There had been moments, fault lines showing during the match, and the final whistle was met with whistles of their own from the fans. Behind Lopetegui’s bench, some turned to the directors’ box shouting: “Out! Out! Out!” and later a group gathered by the gates chanting that they wanted the president, José Castro, gone. Inside, it sounded like there were calls for Lopetegui to leave too. By the end, many of the 40,257 had already departed, but that didn’t stop the whistles being deafening. Some pulled out white hankies and waved them in disapproval.
“I can understand that our fans are angry with us; it’s totally normal,” Rakitic said. “We too are really angry. I ask for forgiveness, but also patience and trust.” His coach was trying to put it all into context: “The photo is ugly, I know that,” Lopetegui admitted. The problem is that the broader context may not help much, inviting the conclusion that their problems are not so unpredictable.
“The plan was going perfectly,” he insisted and, if by the time he said it that sounded a little empty, if by the end Barcelona might have got more than the three they did, he had a point. “Sevilla surprised us,” Xavi Hernández admitted and, with Isco making his first start, they flew at Barça.
On four minutes, Isco clipped a lovely pass into Rakitic, one on one, only for Marc-André ter Stegen in the Barcelona goal to flash out a right hand and somehow stop it, Ronald Araújo clearing the loose ball off the line. With 11 on the clock, a cushioned volley layoff from Joan Jordán set up Erik Lamela to score, but the flag went up.
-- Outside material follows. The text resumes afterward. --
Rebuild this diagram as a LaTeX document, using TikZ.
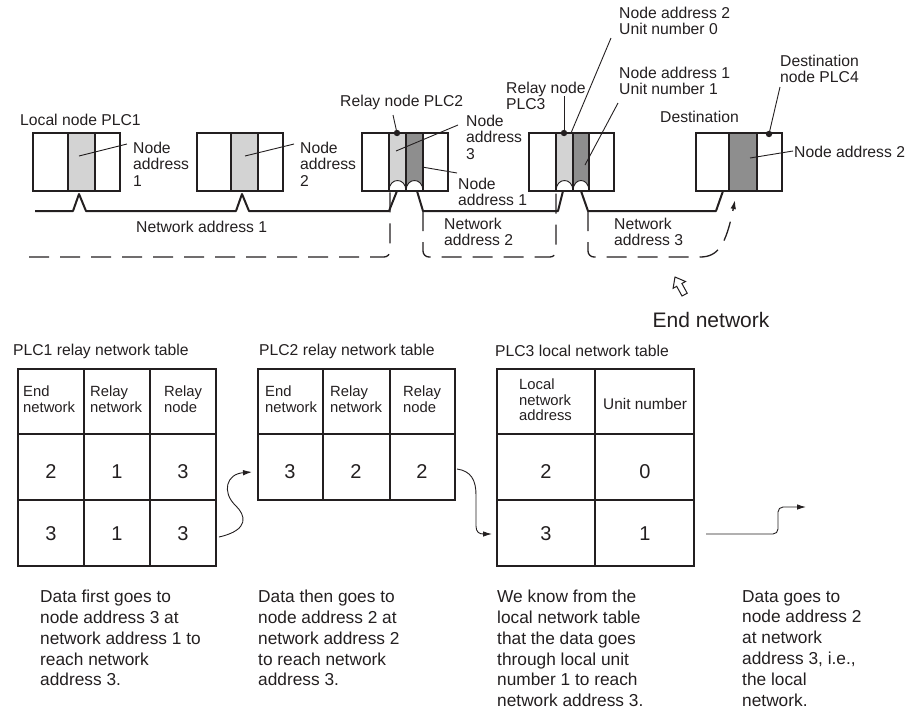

Three minutes after that, Lamela rolled in Marcos Acuña, who sliced wildly. Immediately, Youssef En-Nesyri cut inside, getting a clear sight of goal, but hit a weak shot. And a minute after that, Acuña’s superb pass sent Isco running all alone all the way into the area where from seven yards he sent the ball way, way over the bar. If, like the En-Nesyri chance, it was offside, it was also an astonishing miss and it wasn’t over: two minutes more and Isco played in En-Nesyri. Again he should have scored; again, Ter Stegen made an exceptional save.
Sevilla probably should have had two or even three; instead, Barcelona did. Gavi robbed Lamela, Sergio Busquets found Ousmane Dembélé, and they were away. Robert Lewandowski dinked it over Yassine Bono and although Fernando hooked it off the line, Raphinha nodded in. Fifteen minutes later it was two, Lewandowski controlling and volleying with an ease that was eloquent. Sevilla were done, a brief reaction at the start of the second half definitively ended when Eric García added the third.